[Data records]
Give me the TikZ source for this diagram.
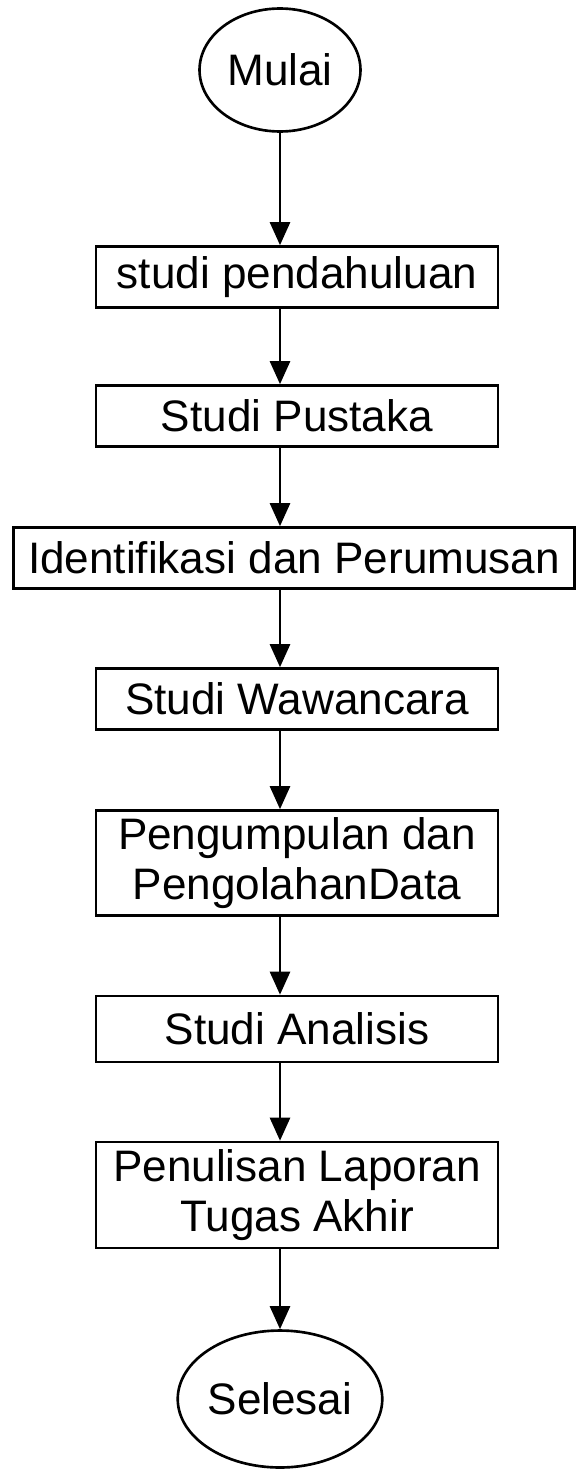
\documentclass[tikz,border=0pt]{standalone}
\usepackage{fontspec}
\setmainfont{Liberation Sans}
\usetikzlibrary{arrows.meta,shapes.geometric}

\begin{document}
\begin{tikzpicture}[
    x=0.02cm, y=-0.02cm,
    font=\fontsize{25.1}{28.5}\selectfont,
    box/.style={draw, line width=1.5pt, align=center, minimum width=8.04cm,
                minimum height=1.22cm, inner sep=2pt},
    tallbox/.style={box, minimum height=2.1cm},
    term/.style={draw, ellipse, line width=1.5pt, inner sep=0pt},
    arrow/.style={-{Triangle[length=0.46cm, width=0.4cm]}, line width=1.5pt}
]
  \useasboundingbox (0,0) rectangle (576,1470);

  \node[term, minimum width=3.22cm, minimum height=2.46cm] (mulai) at (280,70) {Mulai};
  \node[box] (pendahuluan) at (297,277) {studi pendahuluan};
  \node[box] (pustaka) at (297,416) {Studi Pustaka};
  \node[box, minimum width=11.22cm] (identifikasi) at (294,558) {Identifikasi dan Perumusan};
  \node[box] (wawancara) at (297,699) {Studi Wawancara};
  \node[tallbox] (pengumpulan) at (297,863) {Pengumpulan dan\\PengolahanData};
  \node[box, minimum height=1.32cm] (analisis) at (297,1029) {Studi Analisis};
  \node[tallbox, minimum height=2.12cm] (laporan) at (297,1195) {Penulisan Laporan\\Tugas Akhir};
  \node[term, minimum width=3.72cm, minimum height=2.74cm] (selesai) at (280,1399) {Selesai};

  \draw[arrow] (mulai) -- (pendahuluan.north -| mulai);
  \draw[arrow] (pendahuluan.south -| mulai) -- (pustaka.north -| mulai);
  \draw[arrow] (pustaka.south -| mulai) -- (identifikasi.north -| mulai);
  \draw[arrow] (identifikasi.south -| mulai) -- (wawancara.north -| mulai);
  \draw[arrow] (wawancara.south -| mulai) -- (pengumpulan.north -| mulai);
  \draw[arrow] (pengumpulan.south -| mulai) -- (analisis.north -| mulai);
  \draw[arrow] (analisis.south -| mulai) -- (laporan.north -| mulai);
  \draw[arrow] (laporan.south -| mulai) -- (selesai);
\end{tikzpicture}
\end{document}
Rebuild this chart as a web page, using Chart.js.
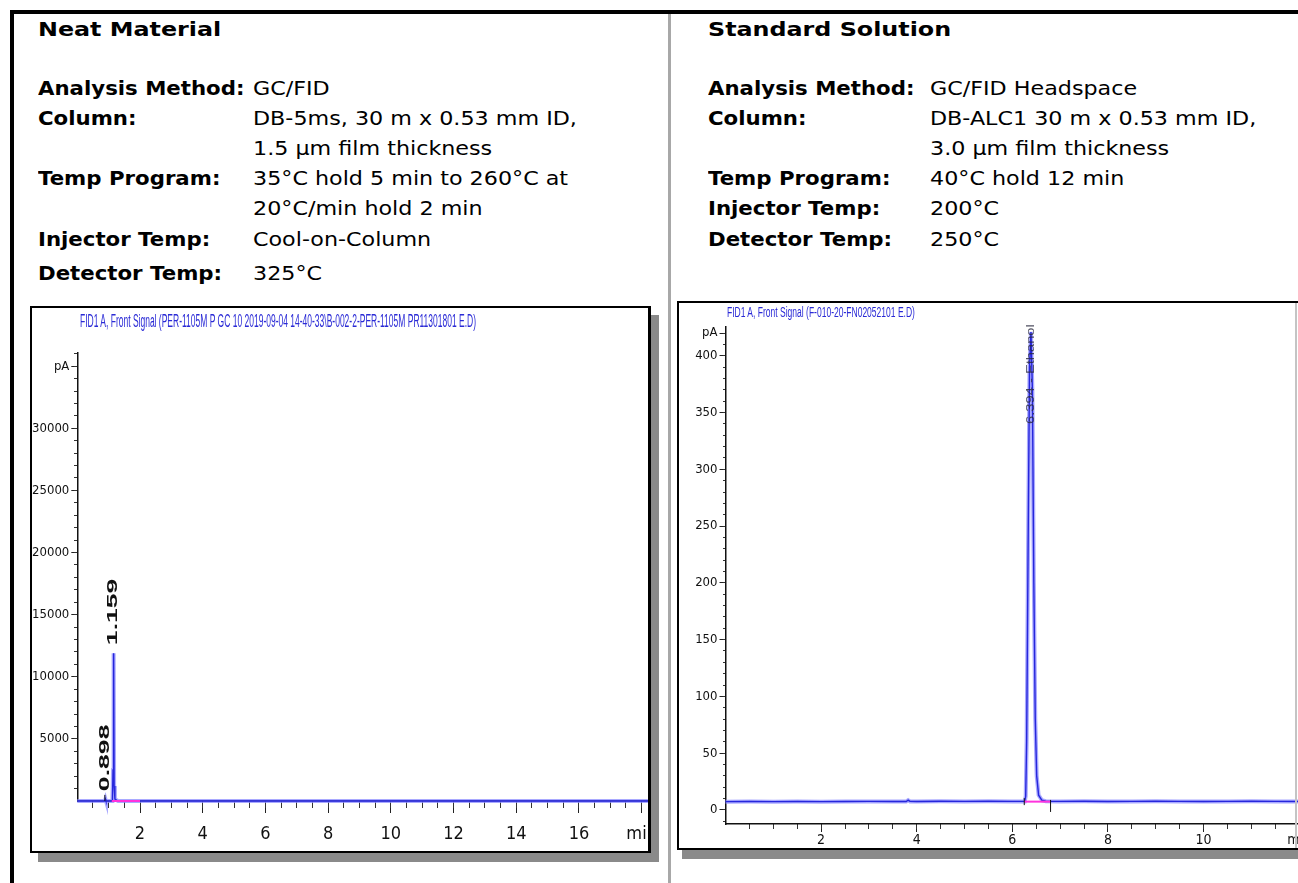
<!DOCTYPE html>
<html>
<head>
<meta charset="utf-8">
<title>GC/FID chromatograms</title>
<script src="https://cdn.jsdelivr.net/npm/chart.js@4.4.1/dist/chart.umd.min.js"></script>
<style>
  html, body { margin: 0; padding: 0; background: #fff; }
  #page { position: relative; width: 1298px; height: 883px; overflow: hidden; font-family: 'DejaVu Sans', Verdana, sans-serif; color: #000; }
  .rule { position: absolute; }
  .txt { position: absolute; white-space: nowrap; line-height: 30px; font-size: 19px; transform-origin: 0 50%; }
  .head { font-size: 20px; font-weight: bold; transform: scaleX(1.19); }
  .lbl { font-weight: bold; transform: scaleX(1.12); }
  .val { transform: scaleX(1.17); }
  .box { position: absolute; box-sizing: border-box; border: 2px solid #000; background: #fff; overflow: hidden; }
  .box canvas { position: absolute; left: 0; top: 0; }
  .sigtitle { position: absolute; white-space: nowrap; font-family: 'Liberation Sans', Arial, sans-serif; color: #2a2ad6; transform-origin: 0 50%; }
</style>
</head>
<body>
<div id="page">
  <div class="rule" style="left:10px;top:10px;width:1300px;height:4px;background:#000"></div>
  <div class="rule" style="left:10px;top:10px;width:4px;height:880px;background:#000"></div>
  <div class="rule" style="left:668px;top:14px;width:3px;height:870px;background:#a8a8a8"></div>

  <div class="txt head" style="left:38px;top:14px">Neat Material</div>
  <div class="txt lbl" style="left:38px;top:73px">Analysis Method:</div>
  <div class="txt val" style="left:253px;top:73px">GC/FID</div>
  <div class="txt lbl" style="left:38px;top:103px">Column:</div>
  <div class="txt val" style="left:253px;top:103px">DB-5ms, 30 m x 0.53 mm ID,</div>
  <div class="txt val" style="left:253px;top:133px">1.5 µm film thickness</div>
  <div class="txt lbl" style="left:38px;top:163px">Temp Program:</div>
  <div class="txt val" style="left:253px;top:163px">35°C hold 5 min to 260°C at</div>
  <div class="txt val" style="left:253px;top:193px">20°C/min hold 2 min</div>
  <div class="txt lbl" style="left:38px;top:224px">Injector Temp:</div>
  <div class="txt val" style="left:253px;top:224px">Cool-on-Column</div>
  <div class="txt lbl" style="left:38px;top:258px">Detector Temp:</div>
  <div class="txt val" style="left:253px;top:258px">325°C</div>

  <div class="txt head" style="left:708px;top:14px">Standard Solution</div>
  <div class="txt lbl" style="left:708px;top:73px">Analysis Method:</div>
  <div class="txt val" style="left:930px;top:73px">GC/FID Headspace</div>
  <div class="txt lbl" style="left:708px;top:103px">Column:</div>
  <div class="txt val" style="left:930px;top:103px">DB-ALC1 30 m x 0.53 mm ID,</div>
  <div class="txt val" style="left:930px;top:133px">3.0 µm film thickness</div>
  <div class="txt lbl" style="left:708px;top:163px">Temp Program:</div>
  <div class="txt val" style="left:930px;top:163px">40°C hold 12 min</div>
  <div class="txt lbl" style="left:708px;top:193px">Injector Temp:</div>
  <div class="txt val" style="left:930px;top:193px">200°C</div>
  <div class="txt lbl" style="left:708px;top:224px">Detector Temp:</div>
  <div class="txt val" style="left:930px;top:224px">250°C</div>

  <div class="box" style="left:30px;top:306px;width:621px;height:547px;border-right-width:3px;box-shadow:8px 9px 0 #8a8a8a">
    <canvas id="neatChart" width="646" height="543"></canvas>
  </div>
  <div class="sigtitle" id="neatTitle" style="left:80px;top:311px;font-size:18px;line-height:20px">FID1 A, Front Signal (PER-1105M P GC 10 2019-09-04 14-40-33\B-002-2-PER-1105M PR11301801 E.D)</div>

  <div class="box" style="left:677px;top:301px;width:640px;height:549px;box-shadow:5px 9px 0 #8a8a8a">
    <canvas id="stdChart" width="636" height="545"></canvas>
  </div>
  <div class="rule" style="left:1295px;top:303px;width:2px;height:545px;background:#c4c4c4"></div>
  <div class="sigtitle" id="stdTitle" style="left:727px;top:304px;font-size:14px;line-height:16px">FID1 A, Front Signal (F-010-20-FN02052101 E.D)</div>
</div>

<script>
// Neat Material chromatogram (time in min, signal in pA)
const neatTime   = [0, 0.5, 0.85, 0.88, 0.898, 0.915, 1.12, 1.14, 1.159, 1.175, 1.2, 1.3, 2, 4, 6, 8, 10, 12, 14, 16, 18.2];
const neatSignal = [0, 0,   0,    0,    150,   0,     0,    2500, 11900, 1200,  150, 0,   0, 0, 0, 0, 0,  0,  0,  0,  0];
const neatPeakTimes   = [0.898, 1.159];
const neatPeakHeights = [150, 11900];
const neatPeakLabels  = ['0.898', '1.159'];
const neatBaseTimes   = [1.1, 2.0];
const neatBaseLevels  = [0, 0];
const neatMarkTimes   = [0.88];
const neatMarkLevels  = [250];
const neatXTicks  = [2, 4, 6, 8, 10, 12, 14, 16, 18];
const neatXLabels = ['2', '4', '6', '8', '10', '12', '14', '16', 'min'];
const neatYTicks  = [5000, 10000, 15000, 20000, 25000, 30000, 35000];
const neatYLabels = ['5000', '10000', '15000', '20000', '25000', '30000', 'pA'];

// Standard Solution chromatogram
const stdTime   = [0, 0.5, 1, 1.5, 2, 2.5, 3, 3.5, 3.78, 3.82, 3.86, 4, 4.5, 5, 5.5, 6,
                   6.26, 6.28, 6.30, 6.33, 6.36, 6.39, 6.42, 6.45, 6.48, 6.51, 6.55, 6.62, 6.7,
                   7, 7.5, 8, 8.5, 9, 9.5, 10, 10.5, 11, 11.5, 12.15];
const stdSignal = [7.3, 7.4, 7.3, 7.4, 7.3, 7.4, 7.5, 7.4, 7.4, 8.6, 7.5, 7.4, 7.6, 7.5, 7.6, 7.5,
                   7.5, 12, 60, 230, 390, 421, 370, 200, 80, 30, 13, 8.5, 7.6,
                   7.5, 7.6, 7.4, 7.5, 7.6, 7.5, 7.4, 7.5, 7.6, 7.5, 7.4];
const stdPeakTimes   = [6.394];
const stdPeakHeights = [421];
const stdPeakLabels  = ['6.394 - Ethanol'];
const stdBaseTimes   = [6.25, 6.8];
const stdBaseLevels  = [7.3, 7.3];
const stdMarkTimes   = [6.25, 6.8];
const stdMarkLevels  = [7.3, 3.5];
const stdXTicks  = [2, 4, 6, 8, 10, 12];
const stdXLabels = ['2', '4', '6', '8', '10', 'min'];
const stdYTicks  = [0, 50, 100, 150, 200, 250, 300, 350, 400, 420];
const stdYLabels = ['0', '50', '100', '150', '200', '250', '300', '350', '400', 'pA'];

const NARROW = "'Liberation Sans Narrow', 'Arial Narrow', 'DejaVu Sans Condensed', 'Liberation Sans', sans-serif";

function steps(from, to, step) {
    const out = [];
    for (let v = from; v <= to + 1e-9; v += step) out.push(Math.round(v * 1000) / 1000);
    return out;
}

function toPoints(xs, ys) {
    return xs.map((x, i) => ({ x: x, y: ys[i] }));
}

function fixedTicks(values) {
    return function (scale) { scale.ticks = values.map(v => ({ value: v })); };
}

// retention time labels, written sideways next to each peak
function peakLabels(p) {
    return {
        id: 'peakLabels',
        afterDatasetsDraw(chart) {
            const { ctx, scales } = chart;
            p.times.forEach((t, i) => {
                ctx.save();
                ctx.translate(scales.x.getPixelForValue(t), scales.y.getPixelForValue(p.heights[i]) - p.gap);
                ctx.rotate(-Math.PI / 2);
                ctx.scale(p.stretch, 1);
                ctx.font = p.font;
                ctx.fillStyle = p.color;
                ctx.textAlign = 'left';
                ctx.textBaseline = 'middle';
                ctx.fillText(p.labels[i], 0, 0);
                ctx.restore();
            });
        }
    };
}

function chromatogram(canvasId, s) {
    return new Chart(document.getElementById(canvasId), {
        type: 'line',
        data: {
            datasets: [
                { data: toPoints(s.markTimes, s.markLevels), showLine: false, pointStyle: 'line', pointRotation: 90,
                  pointRadius: s.markRadius, pointBorderColor: '#111', pointBorderWidth: 1, clip: false },
                { data: toPoints(s.baseTimes, s.baseLevels), borderColor: '#ff33dd', borderWidth: 2, pointRadius: 0, clip: false },
                { data: toPoints(s.time, s.signal), borderColor: '#2626dc', borderWidth: 1.4, pointRadius: 0, clip: false },
                { data: toPoints(s.time, s.signal), borderColor: 'rgba(140,140,255,0.75)', borderWidth: 4, pointRadius: 0, clip: false }
            ]
        },
        options: {
            responsive: false,
            animation: false,
            events: [],
            layout: { padding: s.padding },
            plugins: { legend: { display: false }, tooltip: { enabled: false } },
            scales: {
                x: {
                    type: 'linear', position: 'bottom', min: s.xMin, max: s.xMax, bounds: 'data',
                    afterBuildTicks: fixedTicks(s.xTicks),
                    afterFit: sc => { sc.height = s.xAxisHeight; },
                    ticks: { autoSkip: false, maxRotation: 0, padding: s.xPad, color: '#111',
                             font: { family: NARROW, size: s.xFont },
                             callback: v => s.xLabels[s.xTicks.indexOf(v)] },
                    grid: { drawOnChartArea: false, tickLength: s.xMajor, tickColor: '#222' },
                    border: { color: '#111', width: 1.5 }
                },
                y: {
                    type: 'linear', position: 'left', min: s.yMin, max: s.yMax, bounds: 'data',
                    afterBuildTicks: fixedTicks(s.yTicks),
                    afterFit: sc => { sc.width = s.yAxisWidth; },
                    ticks: { autoSkip: false, padding: 2, color: '#111',
                             font: { family: NARROW, size: 13 },
                             callback: v => s.yLabels[s.yTicks.indexOf(v)] },
                    grid: { drawOnChartArea: false, tickLength: s.yMajor, tickColor: '#222' },
                    border: { color: '#111', width: 1.5 }
                },
                xMinor: {
                    type: 'linear', axis: 'x', position: { y: s.yMin }, min: s.xMin, max: s.xMax, bounds: 'data',
                    afterBuildTicks: fixedTicks(s.xMinorTicks),
                    ticks: { display: false },
                    grid: { drawOnChartArea: false, tickLength: s.xMinorLen, tickColor: '#333' },
                    border: { display: false }
                },
                yMinor: {
                    type: 'linear', axis: 'y', position: { x: s.xMin }, min: s.yMin, max: s.yMax, bounds: 'data',
                    afterBuildTicks: fixedTicks(s.yMinorTicks),
                    ticks: { display: false },
                    grid: { drawOnChartArea: false, tickLength: s.yMinorLen, tickColor: '#333' },
                    border: { display: false }
                }
            }
        },
        plugins: [peakLabels(s.peaks)]
    });
}

chromatogram('neatChart', {
    time: neatTime, signal: neatSignal,
    baseTimes: neatBaseTimes, baseLevels: neatBaseLevels,
    markTimes: neatMarkTimes, markLevels: neatMarkLevels, markRadius: 3,
    xMin: 0, xMax: 18.2, yMin: 0, yMax: 36060,
    xTicks: neatXTicks, xLabels: neatXLabels, xMinorTicks: steps(0.5, 18, 0.5),
    yTicks: neatYTicks, yLabels: neatYLabels, yMinorTicks: steps(1000, 36000, 1000),
    padding: { left: 0, top: 45, right: 30.1, bottom: 0 },
    xAxisHeight: 50, yAxisWidth: 45.3,
    xFont: 18, xPad: 11, xMajor: 12, xMinorLen: 7, yMajor: 6, yMinorLen: 3,
    peaks: { times: neatPeakTimes, heights: neatPeakHeights, labels: neatPeakLabels,
             gap: 8, stretch: 1.9, font: 'bold 14px "Liberation Sans", Arial, sans-serif', color: '#111' }
});

chromatogram('stdChart', {
    time: stdTime, signal: stdSignal,
    baseTimes: stdBaseTimes, baseLevels: stdBaseLevels,
    markTimes: stdMarkTimes, markLevels: stdMarkLevels, markRadius: [3.5, 6],
    xMin: 0, xMax: 12.15, yMin: -12.4, yMax: 425.6,
    xTicks: stdXTicks, xLabels: stdXLabels, xMinorTicks: steps(0.5, 12, 0.5),
    yTicks: stdYTicks, yLabels: stdYLabels, yMinorTicks: steps(-10, 420, 10),
    padding: { left: 0, top: 23.7, right: 8.7, bottom: 0 },
    xAxisHeight: 24, yAxisWidth: 46.5,
    xFont: 14, xPad: 0, xMajor: 8, xMinorLen: 5, yMajor: 6, yMinorLen: 3,
    peaks: { times: stdPeakTimes, heights: stdPeakHeights, labels: stdPeakLabels,
             gap: -92, stretch: 1.47, font: '10px "Liberation Sans", Arial, sans-serif', color: 'rgba(40,40,60,0.8)' }
});

// squeeze the instrument signal titles to the width they take in the printout
function fitWidth(id, w) {
    const el = document.getElementById(id);
    el.style.transform = 'scaleX(' + (w / el.offsetWidth) + ')';
}
fitWidth('neatTitle', 396);
fitWidth('stdTitle', 188);
</script>
</body>
</html>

Task to carry out: Looking at the data above, how many lines hold the word "this"? Respond with the number alone.

Full response: 2